Komunitas yang Berfokus pada Kesejahteraan
Banyak komunitas saat ini berfokus pada kesejahteraan individu dan kolektif dengan cara yang inklusif dan berorientasi pada kebutuhan nyata anggotanya. Komunitas-komunitas ini mungkin mengadopsi model-model ekonomi berbagi, sistem dukungan sosial yang solid, dan pendekatan berbasis komunitas untuk kesehatan dan pendidikan. Dengan memprioritaskan kebutuhan dan aspirasi anggota komunitas, pendekatan ini dapat menciptakan lingkungan yang lebih seimbang dan memuaskan tanpa harus mencapai kesempurnaan mutlak. Ini menunjukkan bahwa fokus pada kesejahteraan dan kolaborasi lokal dapat menjadi cara efektif untuk mendekati tujuan utopis.
Kesimpulan
Paradoks utopia menyoroti tantangan dalam mencapai dan mempertahankan masyarakat yang sempurna. Meskipun gagasan tentang utopia memberikan inspirasi dan aspirasi, kenyataan menunjukkan bahwa kesempurnaan mungkin tidak dapat dicapai sepenuhnya. Namun, proses pencarian utopia itu sendiri menyediakan wawasan yang berharga mengenai bagaimana kita dapat menciptakan masyarakat yang lebih baik dan lebih adil.
Pendekatan pragmatik, inklusif, dan adaptif dapat membantu kita bergerak menuju kesejahteraan tanpa harus mengejar kesempurnaan mutlak. Melalui refleksi filosofis dan etis, kita dapat menemukan cara untuk menciptakan sistem sosial yang lebih baik, lebih adil, dan lebih berkelanjutan. Dalam perjalanan ini, penting untuk tetap terbuka terhadap penyesuaian dan perubahan, serta untuk menghargai keragaman dalam pencapaian kebahagiaan dan kesejahteraan.
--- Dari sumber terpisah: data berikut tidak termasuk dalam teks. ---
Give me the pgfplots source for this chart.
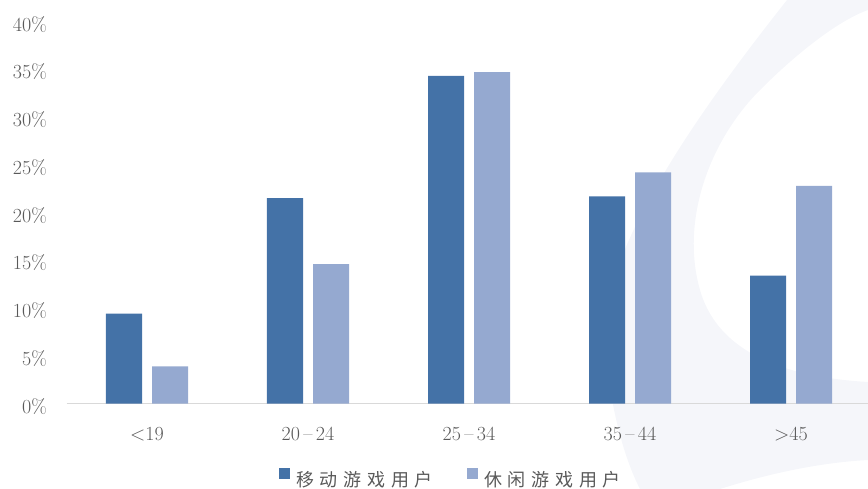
\documentclass[border=0pt]{standalone}
\usepackage{fontspec}
\usepackage{pgfplots}
\pgfplotsset{compat=1.18}
\newfontfamily\cjk{Noto Sans CJK SC}
\definecolor{mobile}{HTML}{4472A7}
\definecolor{casual}{HTML}{95A9D0}
\definecolor{txt}{HTML}{595959}
\definecolor{baseline}{HTML}{D9D9D9}
\definecolor{wm}{HTML}{F5F6FA}
\newcommand\ls{\hspace{5.8pt}}
\newcommand\rng[2]{#1\,--\,#2}
\pgfplotsset{sq legend/.style={legend image code/.code={\fill[##1] (0pt,1.3pt) rectangle (11pt,12.3pt);}}}

\begin{document}
\begin{tikzpicture}
\useasboundingbox (0,0) rectangle (868pt,-489pt);
% faint logo in the background
\begin{scope}[x=1pt,y=-1pt]
\fill[wm] (787,0) .. controls (700,110) and (600,250) .. (605,340)
  .. controls (610,420) and (630,470) .. (640,489) -- (720,489)
  .. controls (780,470) and (830,462) .. (868,460) -- (868,382)
  .. controls (800,378) and (720,360) .. (700,290)
  .. controls (680,220) and (710,140) .. (760,90)
  .. controls (800,50) and (840,20) .. (868,10) -- (868,0) -- cycle;
\end{scope}
\begin{axis}[
  at={(66.5pt,-403.5pt)}, anchor=south west,
  scale only axis, width=805pt, height=382pt,
  xmin=-0.5, xmax=4.5, ymin=0, ymax=40,
  ybar=10pt, bar width=36pt,
  xtick={0,1,2,3,4},
  xticklabels={{<19},{\rng{20}{24}},{\rng{25}{34}},{\rng{35}{44}},{>45}},
  ytick={0,5,...,40},
  yticklabel={\pgfmathprintnumber{\tick}\%},
  /pgf/number format/assume math mode=true,
  ticklabel style={font=\fontsize{20}{24}\selectfont, text=txt, inner sep=0pt},
  xticklabel style={anchor=base, yshift=-36.5pt},
  yticklabel style={anchor=base east, xshift=-19.5pt, yshift=-9.5pt},
  major tick length=0pt,
  tick style={draw=none},
  axis x line*=bottom, axis y line*=left,
  y axis line style={draw=none},
  x axis line style={draw=baseline, line width=1.3pt, -},
  legend columns=2,
  legend style={at={(0,0)}, anchor=west, xshift=212.5pt, yshift=-74.5pt,
    draw=none, fill=none, inner sep=0pt, outer sep=0pt,
    nodes={inner sep=0pt, text=txt, font=\cjk\fontsize{18}{20}\selectfont},
    /tikz/every odd column/.append style={column sep=6pt},
    /tikz/every even column/.append style={column sep=34pt}},
]
\addplot[fill=mobile, draw=none, sq legend] coordinates {(0,9.4) (1,21.5) (2,34.3) (3,21.7) (4,13.4)};
\addplot[fill=casual, draw=none, sq legend] coordinates {(0,3.9) (1,14.6) (2,34.7) (3,24.2) (4,22.8)};
\legend{移\ls 动\ls 游\ls 戏\ls 用\ls 户, 休\ls 闲\ls 游\ls 戏\ls 用\ls 户}
\end{axis}
\end{tikzpicture}
\end{document}
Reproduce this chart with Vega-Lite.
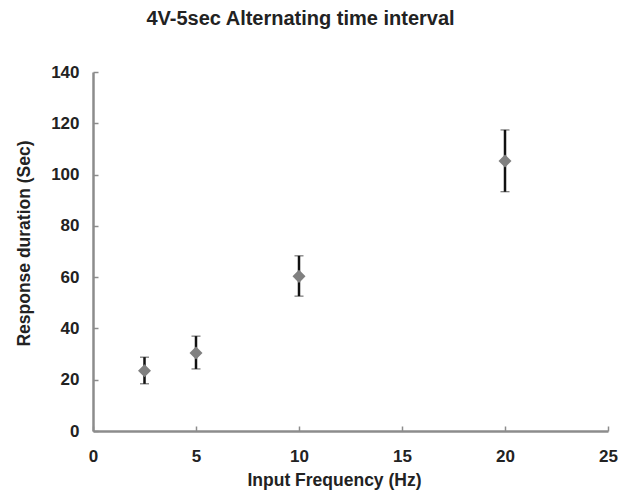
{
  "$schema": "https://vega.github.io/schema/vega-lite/v6.json",
  "autosize": {"type": "none"},
  "width": 515,
  "height": 359,
  "padding": {"left": 93, "top": 72, "right": 17, "bottom": 61},
  "background": "white",
  "title": {
    "text": "4V-5sec Alternating time interval",
    "font": "Liberation Sans",
    "fontSize": 20,
    "fontWeight": "bold",
    "color": "#222222",
    "anchor": "middle",
    "frame": "group",
    "dx": -50,
    "offset": 34
  },
  "data": {
    "values": [
      {"freq": 2.5, "mean": 23.5, "lo": 18.4, "hi": 28.8},
      {"freq": 5, "mean": 30.4, "lo": 24.2, "hi": 37.0},
      {"freq": 10, "mean": 60.3, "lo": 52.6, "hi": 68.3},
      {"freq": 20, "mean": 105.3, "lo": 93.3, "hi": 117.4}
    ]
  },
  "config": {
    "view": {"stroke": null},
    "axis": {
      "grid": false,
      "domainColor": "#8c8c8c",
      "domainWidth": 2.5,
      "tickColor": "#8c8c8c",
      "tickWidth": 1.5,
      "tickSize": -5,
      "labelFlush": false,
      "labelFont": "Liberation Sans",
      "labelFontSize": 17,
      "labelFontWeight": "bold",
      "labelColor": "#222222",
      "titleFont": "Liberation Sans",
      "titleFontSize": 17.5,
      "titleFontWeight": "bold",
      "titleColor": "#222222"
    }
  },
  "layer": [
    {
      "mark": {"type": "errorbar", "ticks": {"size": 9, "color": "#111111", "strokeWidth": 2.5}, "rule": {"color": "#111111", "strokeWidth": 2.5}},
      "encoding": {
        "x": {"field": "freq", "type": "quantitative", "scale": {"domain": [0, 25], "nice": false},
          "axis": {"title": "Input Frequency (Hz)", "values": [0, 5, 10, 15, 20, 25], "labelPadding": 22, "titleY": 40, "titleX": 241, "titleAnchor": null}},
        "y": {"field": "lo", "type": "quantitative", "scale": {"domain": [0, 140], "nice": false},
          "axis": {"title": "Response duration (Sec)", "values": [0, 20, 40, 60, 80, 100, 120, 140], "labelPadding": 19, "titleX": -60, "titleY": 171}},
        "y2": {"field": "hi"}
      }
    },
    {
      "mark": {"type": "point", "shape": "diamond", "filled": true, "color": "#808080", "opacity": 1, "size": 170},
      "encoding": {
        "x": {"field": "freq", "type": "quantitative"},
        "y": {"field": "mean", "type": "quantitative"}
      }
    }
  ]
}
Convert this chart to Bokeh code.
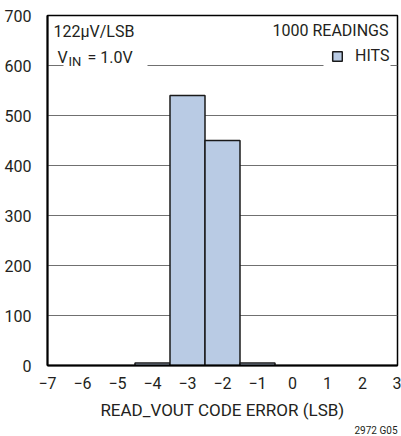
from bokeh.plotting import figure
from bokeh.models import (FixedTicker, Label, BoxAnnotation, Legend, LegendItem,
                          Title, ColumnDataSource)
from bokeh.embed import file_html
from bokeh.resources import INLINE

# ---- data ----
error_codes = [-4, -3, -2, -1]
hits = [5, 540, 450, 5]
x_ticks = [-7, -6, -5, -4, -3, -2, -1, 0, 1, 2, 3]
x_tick_labels = ["−7", "−6", "−5", "−4", "−3", "−2", "−1", "0", "1", "2", "3"]
y_ticks = [0, 100, 200, 300, 400, 500, 600, 700]

FONT = "Roboto"
TXT = "#231f20"
BAR = "#b9cbe4"

p = figure(width=401, height=436, x_range=(-7, 3), y_range=(0, 700),
           output_backend="svg", toolbar_location=None,
           min_border_left=47, min_border_right=4, min_border_top=15,
           min_border_bottom=71)
p.outline_line_color = "black"
p.outline_line_width = 1.5
p.background_fill_color = "white"

src = ColumnDataSource(dict(x=error_codes, top=hits))
r = p.vbar(x="x", top="top", width=1, source=src, fill_color=BAR,
           line_color="#1a1a1a", line_width=1.5)

p.xgrid.visible = False
p.ygrid.ticker = FixedTicker(ticks=y_ticks)
p.ygrid.grid_line_color = "#707070"
p.ygrid.grid_line_width = 1

p.yaxis.ticker = FixedTicker(ticks=y_ticks)
p.xaxis.ticker = FixedTicker(ticks=x_ticks)
p.xaxis.major_label_overrides = dict(zip(x_ticks, x_tick_labels))
for ax in p.axis:
    ax.axis_line_color = "black"
    ax.axis_line_width = 2
    ax.major_tick_line_color = None
    ax.minor_tick_line_color = None
    ax.major_label_text_font = FONT
    ax.major_label_text_font_size = "16px"
    ax.major_label_text_color = TXT
p.yaxis.major_label_standoff = 10
p.xaxis.major_label_standoff = 5
p.xaxis.axis_label = "READ_VOUT CODE ERROR (LSB)"
p.xaxis.axis_label_text_font = FONT
p.xaxis.axis_label_text_font_size = "17px"
p.xaxis.axis_label_text_font_style = "normal"
p.xaxis.axis_label_text_color = TXT
p.xaxis.axis_label_standoff = 8

# white gaps in the 600 gridline behind the texts
p.add_layout(BoxAnnotation(left=16, right=100, bottom=295, top=303,
                           left_units="screen", right_units="screen",
                           bottom_units="screen", top_units="screen",
                           fill_color="white", fill_alpha=1, line_alpha=0))
p.add_layout(BoxAnnotation(left=276, right=343, bottom=295, top=303,
                           left_units="screen", right_units="screen",
                           bottom_units="screen", top_units="screen",
                           fill_color="white", fill_alpha=1, line_alpha=0))

def lab(text, x, y, size="16px", align="left"):
    p.add_layout(Label(x=x, y=y, x_units="screen", y_units="screen", text=text,
                       text_font=FONT, text_font_size=size, text_color=TXT,
                       text_baseline="middle", text_align=align))

lab("122µV/LSB", 6, 334)
lab("1000 READINGS", 341, 335, align="right")
lab("V", 10, 308)
lab("IN", 21, 304, size="13px")
lab("= 1.0V", 40, 308)

legend = Legend(items=[LegendItem(label="HITS", renderers=[r])],
                location=(284, 300), padding=0, margin=0,
                glyph_width=12, glyph_height=12, label_standoff=12,
                background_fill_alpha=0, border_line_alpha=0,
                label_text_font=FONT, label_text_font_size="16px",
                label_text_color=TXT)
p.add_layout(legend)

p.add_layout(Title(text="2972 G05", align="right", text_font=FONT,
                   text_font_size="10px", text_font_style="normal",
                   text_color=TXT, standoff=0), "below")

open("out.html", "w").write(file_html(p, INLINE))
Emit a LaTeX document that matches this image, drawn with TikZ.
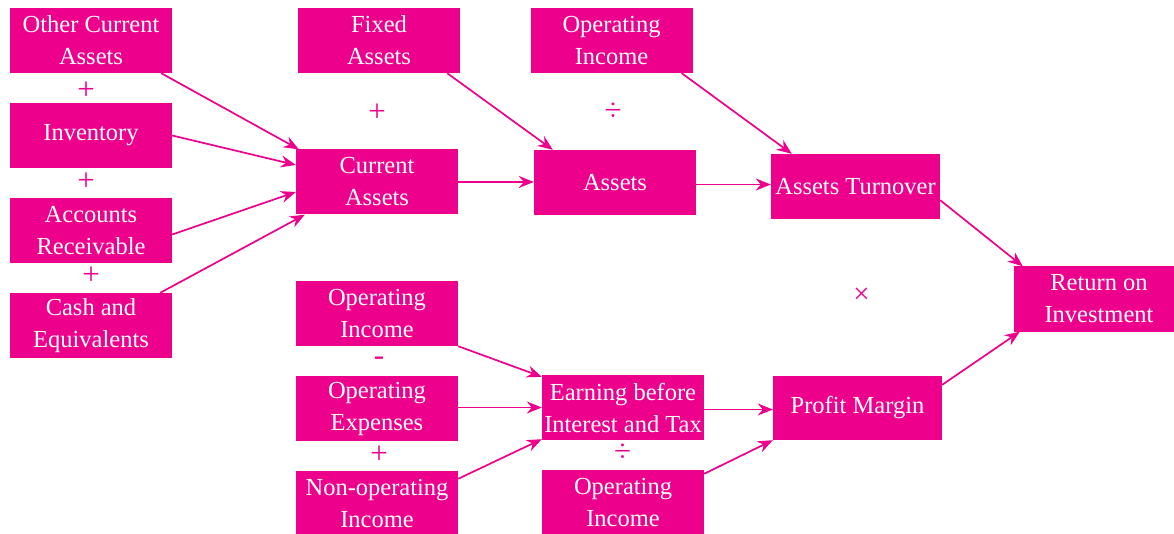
\documentclass[tikz,border=0pt]{standalone}
\usepackage{fontspec}
\setmainfont{Liberation Serif}
\usetikzlibrary{arrows.meta,positioning}
\definecolor{roipink}{HTML}{EC008C}

\begin{document}
\begin{tikzpicture}[x=1pt,y=1pt,>={Stealth[length=15pt,width=12pt,inset=5pt]},node distance=95pt,
    box/.style={fill=roipink,text=white,minimum width=162pt,minimum height=65pt,inner sep=2pt,align=center,font=\fontsize{24.5}{32}\selectfont},
    op/.style={text=roipink,inner sep=0pt,font=\fontsize{31}{31}\selectfont},
    link/.style={->,draw=roipink,line width=1.7pt}]
    \useasboundingbox (0,0) rectangle (1174,-534);
    \node[box]  (oca)                 at (91,-40.5)   {Other Current\\Assets};
    \node[box]  (inv)    [below of = oca]             {Inventory};
    \node[box]  (ar)     [below of = inv]             {Accounts\\Receivable};
    \node[box]  (cash)   [below of = ar]              {Cash and\\Equivalents};
    \node[box]  (fa)                  at (379,-40.5)  {Fixed\\Assets};
    \node[box]  (ca)                  at (377,-182)   {Current\\Assets};
    \node[box]  (oi1)                 at (611.5,-40.5) {Operating\\Income};
    \node[box]  (assets)              at (615,-182.5) {Assets};
    \node[box,minimum width=169pt] (at) at (855.5,-186.5) {Assets Turnover};
    \node[box,minimum width=170pt] (roi) at (1099,-299) {Return on\\Investment};
    \node[box]  (oi2)                 at (377,-313.5) {Operating\\Income};
    \node[box]  (oe)     [below of = oi2]             {Operating\\Expenses};
    \node[box]  (noi)    [below of = oe]              {Non-operating\\Income};
    \node[box]  (ebit)                at (623,-407.5) {Earning before\\Interest and Tax};
    \node[box]  (oi3)    [below of = ebit]            {Operating\\Income};
    \node[box,minimum width=169pt,minimum height=64pt] (pm) at (857.5,-408) {Profit Margin};

    \node[op] (s1) at (86,-90.5)   {+};
    \node[op] (s2) at (86,-181.5)  {+};
    \node[op] (s3) at (91,-276)    {+};
    \node[op] (s4) at (377,-112.5) {+};
    \node[op] (s5) at (613,-112)   {÷};
    \node[op,font=\fontsize{29}{29}\selectfont] (s6) at (861.5,-295.5) {×};
    \node[op] (s7) at (379,-361)   {-};
    \node[op] (s8) at (379,-455)   {+};
    \node[op] (s9) at (622.5,-453) {÷};

    \draw[link] ([xshift=-11pt]oca.south east) to ([xshift=3pt]ca.north west);
    \draw[link] (inv.east) to ([yshift=17pt]ca.west);
    \draw[link] ([yshift=-4pt]ar.east) to ([yshift=-10pt]ca.west);
    \draw[link] ([xshift=-12pt]cash.north east) to ([xshift=9pt]ca.south west);
    \draw[link] (ca.east) to (ca.east -| assets.west);
    \draw[link] ([xshift=-13pt]fa.south east) to ([xshift=19pt]assets.north west);
    \draw[link] ([xshift=-11pt]oi1.south east) to ([xshift=21pt]at.north west);
    \draw[link] ([yshift=-2pt]assets.east) to ([yshift=2pt]at.west);
    \draw[link] ([yshift=19pt]at.south east) to ([xshift=9pt]roi.north west);
    \draw[link] ([yshift=-9pt]pm.north east) to ([xshift=6pt]roi.south west);
    \draw[link] (oi2.south east) to ([yshift=-2pt]ebit.north west);
    \draw[link] ([yshift=1pt]oe.east) to ([yshift=1pt]oe.east -| ebit.west);
    \draw[link] ([yshift=-8pt]noi.north east) to ([yshift=1pt]ebit.south west);
    \draw[link] ([yshift=-2pt]ebit.east) to ([yshift=-2pt]ebit.east -| pm.west);
    \draw[link] ([yshift=-4pt]oi3.north east) to (pm.south west);
\end{tikzpicture}
\end{document}
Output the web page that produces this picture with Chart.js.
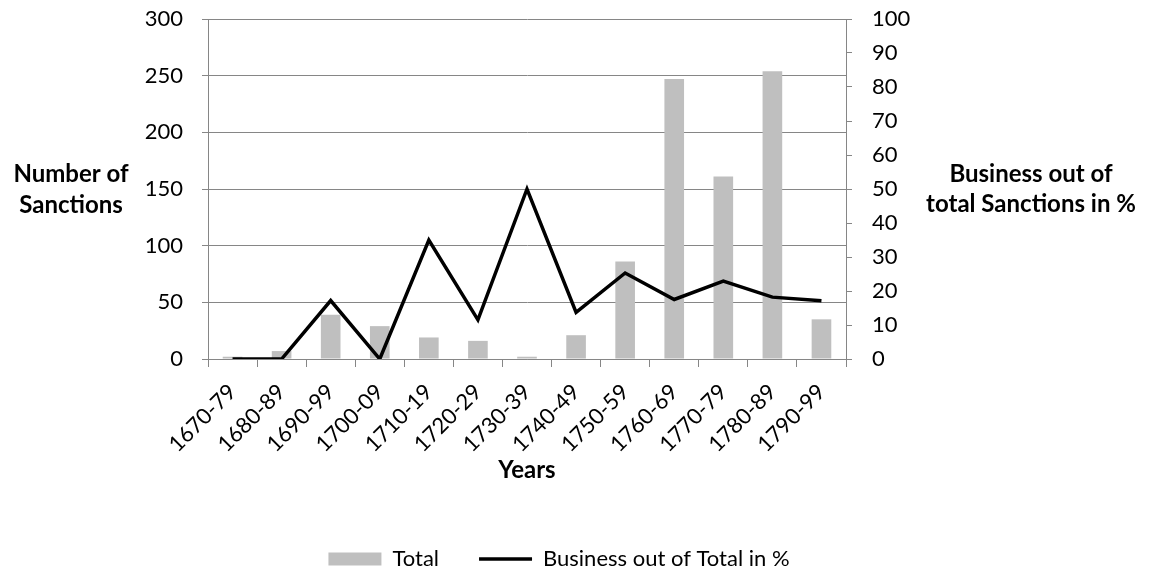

Pencarian utopia, meskipun mungkin tidak pernah sepenuhnya terwujud, dapat memberikan motivasi dan arah untuk upaya kita menuju dunia yang lebih baik. Dengan memahami paradoks yang terlibat dan berfokus pada solusi praktis dan inklusif, kita dapat terus maju dalam menciptakan masyarakat yang lebih baik untuk generasi mendatang. Proses ini merupakan perjalanan panjang yang memerlukan komitmen, penyesuaian, dan kerja sama yang terus-menerus untuk mendekati ideal-ideal yang diinginkan.